(SHORT PROBLEM)
Exactly as written, retype the listing below, omitting the pictures.

====== COLLECTED MATERIAL

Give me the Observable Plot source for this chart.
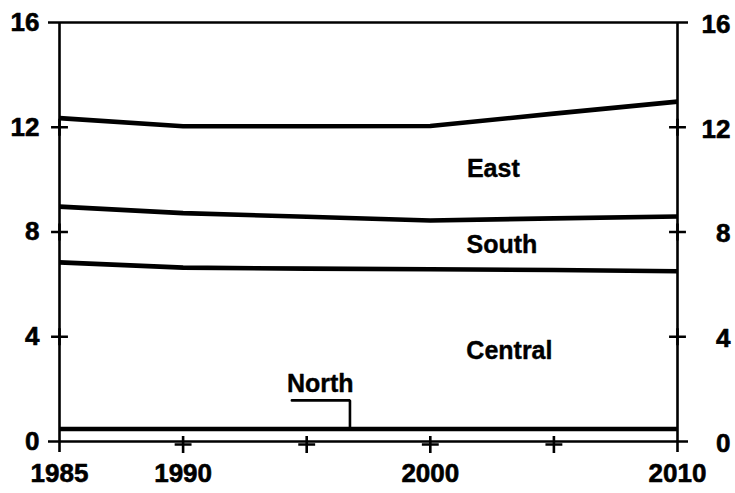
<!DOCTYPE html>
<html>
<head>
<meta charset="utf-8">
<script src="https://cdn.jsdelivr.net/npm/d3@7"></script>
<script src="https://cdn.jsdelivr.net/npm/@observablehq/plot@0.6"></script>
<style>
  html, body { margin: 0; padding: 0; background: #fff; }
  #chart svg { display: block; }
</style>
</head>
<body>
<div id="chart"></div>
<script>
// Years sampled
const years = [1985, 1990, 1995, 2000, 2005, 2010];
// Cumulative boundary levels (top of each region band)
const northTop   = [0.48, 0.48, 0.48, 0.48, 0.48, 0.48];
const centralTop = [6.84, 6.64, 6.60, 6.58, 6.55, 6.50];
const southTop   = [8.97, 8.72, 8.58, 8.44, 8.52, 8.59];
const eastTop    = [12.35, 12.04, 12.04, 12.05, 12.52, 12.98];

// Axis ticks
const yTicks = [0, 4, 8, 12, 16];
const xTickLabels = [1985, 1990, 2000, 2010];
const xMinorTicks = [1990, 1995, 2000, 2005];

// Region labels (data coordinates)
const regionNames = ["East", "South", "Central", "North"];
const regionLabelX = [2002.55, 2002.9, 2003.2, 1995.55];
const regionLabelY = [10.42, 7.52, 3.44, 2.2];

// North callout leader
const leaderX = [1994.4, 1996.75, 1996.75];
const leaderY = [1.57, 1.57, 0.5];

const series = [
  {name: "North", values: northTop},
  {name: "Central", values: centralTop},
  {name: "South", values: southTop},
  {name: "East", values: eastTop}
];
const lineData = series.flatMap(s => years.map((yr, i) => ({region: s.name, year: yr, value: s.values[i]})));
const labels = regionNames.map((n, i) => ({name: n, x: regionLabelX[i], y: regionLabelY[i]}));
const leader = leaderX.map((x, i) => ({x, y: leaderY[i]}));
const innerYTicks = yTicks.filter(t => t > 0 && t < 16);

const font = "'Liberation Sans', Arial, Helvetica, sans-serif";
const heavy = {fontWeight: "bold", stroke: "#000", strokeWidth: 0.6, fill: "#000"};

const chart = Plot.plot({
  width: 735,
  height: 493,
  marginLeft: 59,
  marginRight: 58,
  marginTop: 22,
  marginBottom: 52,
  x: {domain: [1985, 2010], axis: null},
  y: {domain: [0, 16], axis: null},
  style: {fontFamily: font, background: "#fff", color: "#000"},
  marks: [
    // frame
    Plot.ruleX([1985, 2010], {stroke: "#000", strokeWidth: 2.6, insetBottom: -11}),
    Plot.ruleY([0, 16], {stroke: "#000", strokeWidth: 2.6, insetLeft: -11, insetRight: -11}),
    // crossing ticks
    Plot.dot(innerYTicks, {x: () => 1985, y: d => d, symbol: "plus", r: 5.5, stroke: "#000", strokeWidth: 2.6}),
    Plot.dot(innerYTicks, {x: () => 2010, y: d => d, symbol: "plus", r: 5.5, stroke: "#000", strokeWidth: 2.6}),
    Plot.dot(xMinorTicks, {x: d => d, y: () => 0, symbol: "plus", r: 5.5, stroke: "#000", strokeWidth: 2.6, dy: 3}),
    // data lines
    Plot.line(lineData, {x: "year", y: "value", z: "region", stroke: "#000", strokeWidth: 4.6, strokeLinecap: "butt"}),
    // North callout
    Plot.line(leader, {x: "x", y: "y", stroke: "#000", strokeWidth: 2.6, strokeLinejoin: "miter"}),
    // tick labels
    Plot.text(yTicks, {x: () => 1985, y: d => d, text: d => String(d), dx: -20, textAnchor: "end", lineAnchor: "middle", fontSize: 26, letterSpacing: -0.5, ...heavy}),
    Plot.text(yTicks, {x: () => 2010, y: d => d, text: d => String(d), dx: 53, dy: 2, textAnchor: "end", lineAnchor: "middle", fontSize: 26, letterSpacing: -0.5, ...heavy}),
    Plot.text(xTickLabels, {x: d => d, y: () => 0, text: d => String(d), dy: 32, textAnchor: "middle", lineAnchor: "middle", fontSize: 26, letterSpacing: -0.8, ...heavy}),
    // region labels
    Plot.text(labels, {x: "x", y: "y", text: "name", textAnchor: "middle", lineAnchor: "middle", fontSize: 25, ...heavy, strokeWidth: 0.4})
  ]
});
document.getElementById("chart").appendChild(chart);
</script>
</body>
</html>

============

(RESPONSE FOR THIS EXERCISE)
Give me the Observable Plot source for this chart.
<!DOCTYPE html>
<html>
<head>
<meta charset="utf-8">
<script src="https://cdn.jsdelivr.net/npm/d3@7"></script>
<script src="https://cdn.jsdelivr.net/npm/@observablehq/plot@0.6"></script>
<style>
  html, body { margin: 0; padding: 0; background: #fff; }
  #chart svg { display: block; }
</style>
</head>
<body>
<div id="chart"></div>
<script>
// Years sampled
const years = [1985, 1990, 1995, 2000, 2005, 2010];
// Cumulative boundary levels (top of each region band)
const northTop   = [0.48, 0.48, 0.48, 0.48, 0.48, 0.48];
const centralTop = [6.84, 6.64, 6.60, 6.58, 6.55, 6.50];
const southTop   = [8.97, 8.72, 8.58, 8.44, 8.52, 8.59];
const eastTop    = [12.35, 12.04, 12.04, 12.05, 12.52, 12.98];

// Axis ticks
const yTicks = [0, 4, 8, 12, 16];
const xTickLabels = [1985, 1990, 2000, 2010];
const xMinorTicks = [1990, 1995, 2000, 2005];

// Region labels (data coordinates)
const regionNames = ["East", "South", "Central", "North"];
const regionLabelX = [2002.55, 2002.9, 2003.2, 1995.55];
const regionLabelY = [10.42, 7.52, 3.44, 2.2];

// North callout leader
const leaderX = [1994.4, 1996.75, 1996.75];
const leaderY = [1.57, 1.57, 0.5];

const series = [
  {name: "North", values: northTop},
  {name: "Central", values: centralTop},
  {name: "South", values: southTop},
  {name: "East", values: eastTop}
];
const lineData = series.flatMap(s => years.map((yr, i) => ({region: s.name, year: yr, value: s.values[i]})));
const labels = regionNames.map((n, i) => ({name: n, x: regionLabelX[i], y: regionLabelY[i]}));
const leader = leaderX.map((x, i) => ({x, y: leaderY[i]}));
const innerYTicks = yTicks.filter(t => t > 0 && t < 16);

const font = "'Liberation Sans', Arial, Helvetica, sans-serif";
const heavy = {fontWeight: "bold", stroke: "#000", strokeWidth: 0.6, fill: "#000"};

const chart = Plot.plot({
  width: 735,
  height: 493,
  marginLeft: 59,
  marginRight: 58,
  marginTop: 22,
  marginBottom: 52,
  x: {domain: [1985, 2010], axis: null},
  y: {domain: [0, 16], axis: null},
  style: {fontFamily: font, background: "#fff", color: "#000"},
  marks: [
    // frame
    Plot.ruleX([1985, 2010], {stroke: "#000", strokeWidth: 2.6, insetBottom: -11}),
    Plot.ruleY([0, 16], {stroke: "#000", strokeWidth: 2.6, insetLeft: -11, insetRight: -11}),
    // crossing ticks
    Plot.dot(innerYTicks, {x: () => 1985, y: d => d, symbol: "plus", r: 5.5, stroke: "#000", strokeWidth: 2.6}),
    Plot.dot(innerYTicks, {x: () => 2010, y: d => d, symbol: "plus", r: 5.5, stroke: "#000", strokeWidth: 2.6}),
    Plot.dot(xMinorTicks, {x: d => d, y: () => 0, symbol: "plus", r: 5.5, stroke: "#000", strokeWidth: 2.6, dy: 3}),
    // data lines
    Plot.line(lineData, {x: "year", y: "value", z: "region", stroke: "#000", strokeWidth: 4.6, strokeLinecap: "butt"}),
    // North callout
    Plot.line(leader, {x: "x", y: "y", stroke: "#000", strokeWidth: 2.6, strokeLinejoin: "miter"}),
    // tick labels
    Plot.text(yTicks, {x: () => 1985, y: d => d, text: d => String(d), dx: -20, textAnchor: "end", lineAnchor: "middle", fontSize: 26, letterSpacing: -0.5, ...heavy}),
    Plot.text(yTicks, {x: () => 2010, y: d => d, text: d => String(d), dx: 53, dy: 2, textAnchor: "end", lineAnchor: "middle", fontSize: 26, letterSpacing: -0.5, ...heavy}),
    Plot.text(xTickLabels, {x: d => d, y: () => 0, text: d => String(d), dy: 32, textAnchor: "middle", lineAnchor: "middle", fontSize: 26, letterSpacing: -0.8, ...heavy}),
    // region labels
    Plot.text(labels, {x: "x", y: "y", text: "name", textAnchor: "middle", lineAnchor: "middle", fontSize: 25, ...heavy, strokeWidth: 0.4})
  ]
});
document.getElementById("chart").appendChild(chart);
</script>
</body>
</html>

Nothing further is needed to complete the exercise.